WORK TO BE COMPLETED:
Return every line below as is, leaving out the pictures.

SUPPLIED DATA:
━━━━━━━━━━━━━━━━━━━━━━━━━━━━━━
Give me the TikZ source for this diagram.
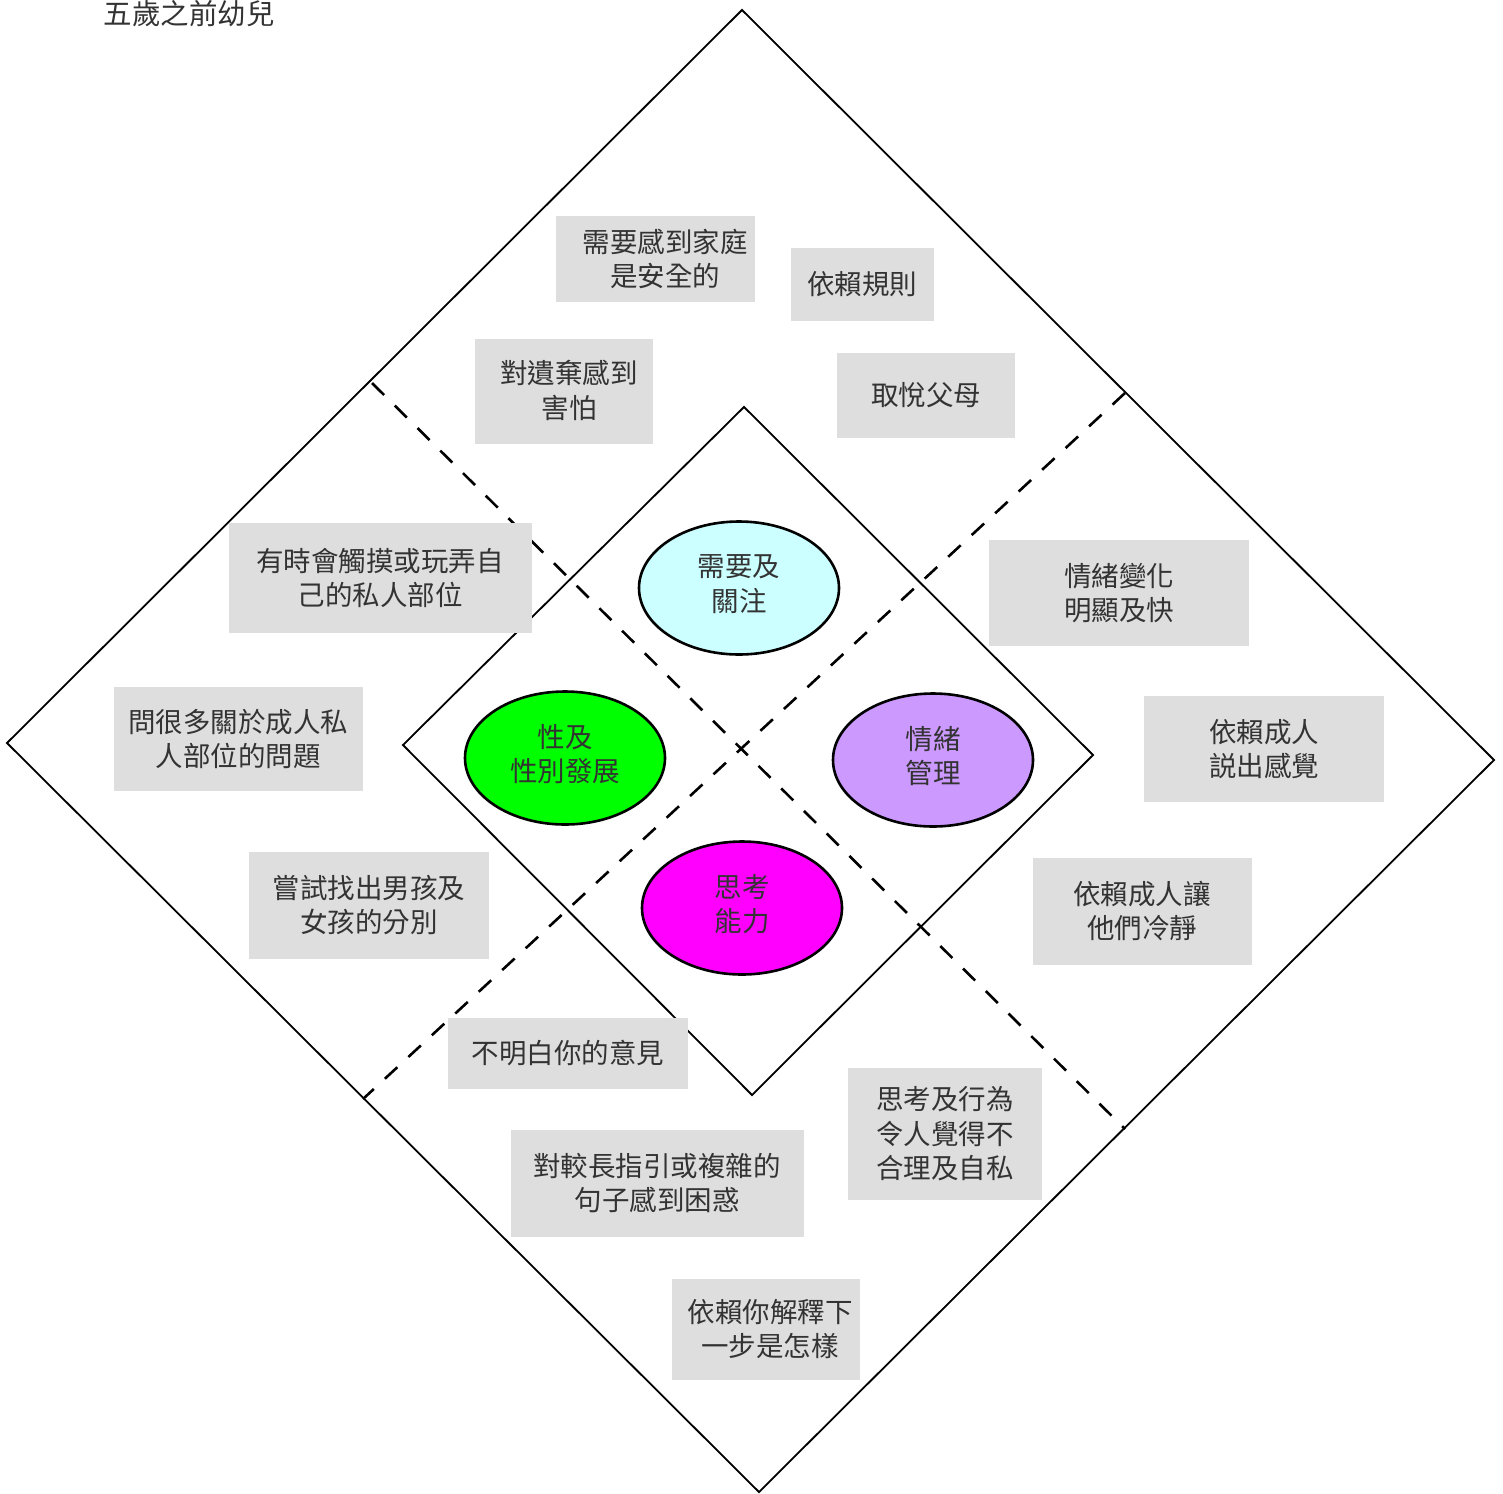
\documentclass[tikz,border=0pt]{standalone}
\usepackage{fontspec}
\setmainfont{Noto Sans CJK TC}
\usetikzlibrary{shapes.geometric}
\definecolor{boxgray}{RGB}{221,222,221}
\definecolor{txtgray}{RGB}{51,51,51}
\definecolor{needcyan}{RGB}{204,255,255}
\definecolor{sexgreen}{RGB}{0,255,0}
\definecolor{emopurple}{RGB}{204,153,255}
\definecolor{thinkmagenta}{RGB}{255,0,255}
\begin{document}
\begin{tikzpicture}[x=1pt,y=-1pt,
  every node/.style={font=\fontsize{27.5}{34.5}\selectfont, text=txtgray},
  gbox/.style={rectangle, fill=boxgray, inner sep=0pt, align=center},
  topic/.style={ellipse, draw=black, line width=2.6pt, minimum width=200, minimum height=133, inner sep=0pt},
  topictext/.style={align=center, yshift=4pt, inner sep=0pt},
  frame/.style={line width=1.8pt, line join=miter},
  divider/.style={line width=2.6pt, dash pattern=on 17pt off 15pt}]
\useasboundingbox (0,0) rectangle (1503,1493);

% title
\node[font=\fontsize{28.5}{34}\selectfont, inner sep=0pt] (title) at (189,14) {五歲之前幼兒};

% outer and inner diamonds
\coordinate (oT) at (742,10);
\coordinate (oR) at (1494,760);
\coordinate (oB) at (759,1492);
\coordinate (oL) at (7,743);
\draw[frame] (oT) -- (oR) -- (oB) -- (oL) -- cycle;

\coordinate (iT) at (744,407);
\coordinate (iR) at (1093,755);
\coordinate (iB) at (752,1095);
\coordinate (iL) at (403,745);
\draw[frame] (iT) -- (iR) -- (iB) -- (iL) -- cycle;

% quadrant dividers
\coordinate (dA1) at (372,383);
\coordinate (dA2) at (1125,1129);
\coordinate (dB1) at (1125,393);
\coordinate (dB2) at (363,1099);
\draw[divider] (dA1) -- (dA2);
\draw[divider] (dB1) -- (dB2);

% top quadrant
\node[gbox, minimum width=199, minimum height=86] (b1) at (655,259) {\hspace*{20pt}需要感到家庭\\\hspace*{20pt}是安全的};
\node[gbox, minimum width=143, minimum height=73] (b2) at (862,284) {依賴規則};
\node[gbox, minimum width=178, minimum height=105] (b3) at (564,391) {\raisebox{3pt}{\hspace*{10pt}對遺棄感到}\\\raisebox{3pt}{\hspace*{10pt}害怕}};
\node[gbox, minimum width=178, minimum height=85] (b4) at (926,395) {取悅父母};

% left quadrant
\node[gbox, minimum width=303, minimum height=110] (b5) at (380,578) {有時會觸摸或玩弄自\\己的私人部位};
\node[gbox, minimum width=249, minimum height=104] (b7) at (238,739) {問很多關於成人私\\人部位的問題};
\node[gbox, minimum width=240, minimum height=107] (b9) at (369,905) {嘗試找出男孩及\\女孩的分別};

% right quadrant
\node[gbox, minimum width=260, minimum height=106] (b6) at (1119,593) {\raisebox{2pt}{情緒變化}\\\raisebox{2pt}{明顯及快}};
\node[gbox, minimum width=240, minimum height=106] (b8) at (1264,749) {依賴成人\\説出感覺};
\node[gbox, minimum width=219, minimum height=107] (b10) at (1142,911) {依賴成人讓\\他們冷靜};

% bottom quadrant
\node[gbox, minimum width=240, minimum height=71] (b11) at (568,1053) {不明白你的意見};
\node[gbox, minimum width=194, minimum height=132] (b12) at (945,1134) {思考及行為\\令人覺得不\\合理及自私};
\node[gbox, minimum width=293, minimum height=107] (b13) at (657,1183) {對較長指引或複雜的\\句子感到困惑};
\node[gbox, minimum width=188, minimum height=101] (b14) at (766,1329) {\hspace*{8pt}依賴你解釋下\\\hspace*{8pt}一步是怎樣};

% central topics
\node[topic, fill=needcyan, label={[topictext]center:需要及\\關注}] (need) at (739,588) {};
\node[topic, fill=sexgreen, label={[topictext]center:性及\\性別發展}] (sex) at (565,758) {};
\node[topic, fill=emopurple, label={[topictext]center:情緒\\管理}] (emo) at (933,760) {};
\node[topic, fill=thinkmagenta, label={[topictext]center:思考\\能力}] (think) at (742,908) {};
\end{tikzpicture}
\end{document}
━━━━━━━━━━━━━━━━━━━━━━━━━━━━━━
SOLUTION FOR THIS TASK:
Give me the TikZ source for this diagram.
\documentclass[tikz,border=0pt]{standalone}
\usepackage{fontspec}
\setmainfont{Noto Sans CJK TC}
\usetikzlibrary{shapes.geometric}
\definecolor{boxgray}{RGB}{221,222,221}
\definecolor{txtgray}{RGB}{51,51,51}
\definecolor{needcyan}{RGB}{204,255,255}
\definecolor{sexgreen}{RGB}{0,255,0}
\definecolor{emopurple}{RGB}{204,153,255}
\definecolor{thinkmagenta}{RGB}{255,0,255}
\begin{document}
\begin{tikzpicture}[x=1pt,y=-1pt,
  every node/.style={font=\fontsize{27.5}{34.5}\selectfont, text=txtgray},
  gbox/.style={rectangle, fill=boxgray, inner sep=0pt, align=center},
  topic/.style={ellipse, draw=black, line width=2.6pt, minimum width=200, minimum height=133, inner sep=0pt},
  topictext/.style={align=center, yshift=4pt, inner sep=0pt},
  frame/.style={line width=1.8pt, line join=miter},
  divider/.style={line width=2.6pt, dash pattern=on 17pt off 15pt}]
\useasboundingbox (0,0) rectangle (1503,1493);

% title
\node[font=\fontsize{28.5}{34}\selectfont, inner sep=0pt] (title) at (189,14) {五歲之前幼兒};

% outer and inner diamonds
\coordinate (oT) at (742,10);
\coordinate (oR) at (1494,760);
\coordinate (oB) at (759,1492);
\coordinate (oL) at (7,743);
\draw[frame] (oT) -- (oR) -- (oB) -- (oL) -- cycle;

\coordinate (iT) at (744,407);
\coordinate (iR) at (1093,755);
\coordinate (iB) at (752,1095);
\coordinate (iL) at (403,745);
\draw[frame] (iT) -- (iR) -- (iB) -- (iL) -- cycle;

% quadrant dividers
\coordinate (dA1) at (372,383);
\coordinate (dA2) at (1125,1129);
\coordinate (dB1) at (1125,393);
\coordinate (dB2) at (363,1099);
\draw[divider] (dA1) -- (dA2);
\draw[divider] (dB1) -- (dB2);

% top quadrant
\node[gbox, minimum width=199, minimum height=86] (b1) at (655,259) {\hspace*{20pt}需要感到家庭\\\hspace*{20pt}是安全的};
\node[gbox, minimum width=143, minimum height=73] (b2) at (862,284) {依賴規則};
\node[gbox, minimum width=178, minimum height=105] (b3) at (564,391) {\raisebox{3pt}{\hspace*{10pt}對遺棄感到}\\\raisebox{3pt}{\hspace*{10pt}害怕}};
\node[gbox, minimum width=178, minimum height=85] (b4) at (926,395) {取悅父母};

% left quadrant
\node[gbox, minimum width=303, minimum height=110] (b5) at (380,578) {有時會觸摸或玩弄自\\己的私人部位};
\node[gbox, minimum width=249, minimum height=104] (b7) at (238,739) {問很多關於成人私\\人部位的問題};
\node[gbox, minimum width=240, minimum height=107] (b9) at (369,905) {嘗試找出男孩及\\女孩的分別};

% right quadrant
\node[gbox, minimum width=260, minimum height=106] (b6) at (1119,593) {\raisebox{2pt}{情緒變化}\\\raisebox{2pt}{明顯及快}};
\node[gbox, minimum width=240, minimum height=106] (b8) at (1264,749) {依賴成人\\説出感覺};
\node[gbox, minimum width=219, minimum height=107] (b10) at (1142,911) {依賴成人讓\\他們冷靜};

% bottom quadrant
\node[gbox, minimum width=240, minimum height=71] (b11) at (568,1053) {不明白你的意見};
\node[gbox, minimum width=194, minimum height=132] (b12) at (945,1134) {思考及行為\\令人覺得不\\合理及自私};
\node[gbox, minimum width=293, minimum height=107] (b13) at (657,1183) {對較長指引或複雜的\\句子感到困惑};
\node[gbox, minimum width=188, minimum height=101] (b14) at (766,1329) {\hspace*{8pt}依賴你解釋下\\\hspace*{8pt}一步是怎樣};

% central topics
\node[topic, fill=needcyan, label={[topictext]center:需要及\\關注}] (need) at (739,588) {};
\node[topic, fill=sexgreen, label={[topictext]center:性及\\性別發展}] (sex) at (565,758) {};
\node[topic, fill=emopurple, label={[topictext]center:情緒\\管理}] (emo) at (933,760) {};
\node[topic, fill=thinkmagenta, label={[topictext]center:思考\\能力}] (think) at (742,908) {};
\end{tikzpicture}
\end{document}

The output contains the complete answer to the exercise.